Equally problematic are the results from the pilot phase of the ENCODE project, published in the summer of 2007. The ENCODE project is a multi-million dollar international effort to catalog all of the functional sequences in the human genome. The initial stage of the project involved a detailed search for every functional element contained in a 1% sample of the human genome.

Based on this survey, researchers discovered that parts of the human genome previously viewed as nonfunctional junk are transcriptionally active, signifying function. Surprisingly, these sequences show little conservation in the genomes of other mammals.
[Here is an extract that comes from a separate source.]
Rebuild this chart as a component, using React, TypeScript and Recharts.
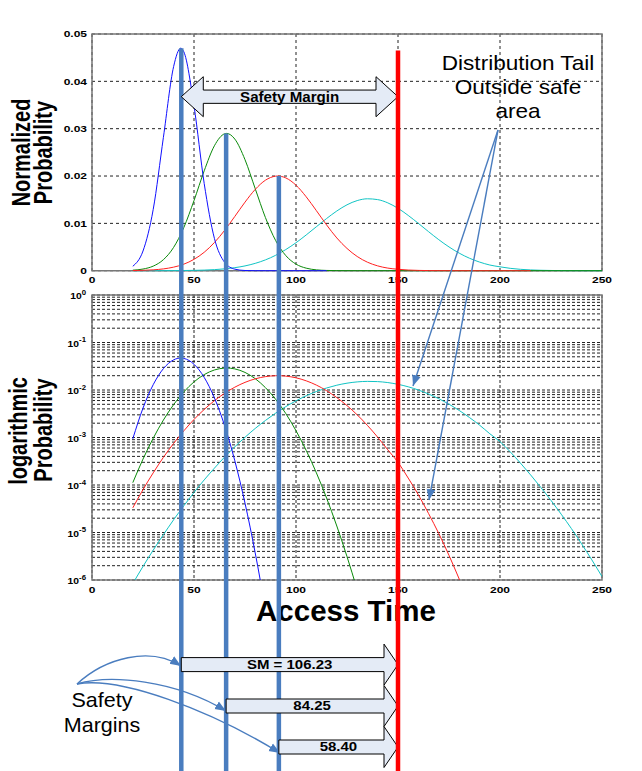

In other words, functional sequences freely vary without any evidence for evolutionary constraint.

This recognition runs contrary to the central ideas of molecular evolution and, too, raises fundamental questions about the validity of the evolutionary paradigm.

Consequently, junk DNA is not just a problem for intelligent design proponents and creationists. It is a problem for evolutionary biologists as well.

If skeptics bring up the problem of evil as a way to challenge God’s existence, they must also be willing to explain how the categories of good and evil fit within a naturalistic framework. In like manner, if evolutionary biologists bring up junk DNA as a challenge to the work of a Creator, they must be willing to explain the new understanding of junk DNA behavior within an evolutionary framework. Based on these new discoveries, the fundamental ideas about molecular evolution and the behavior of functional and nonfunctional DNA sequences no longer hold.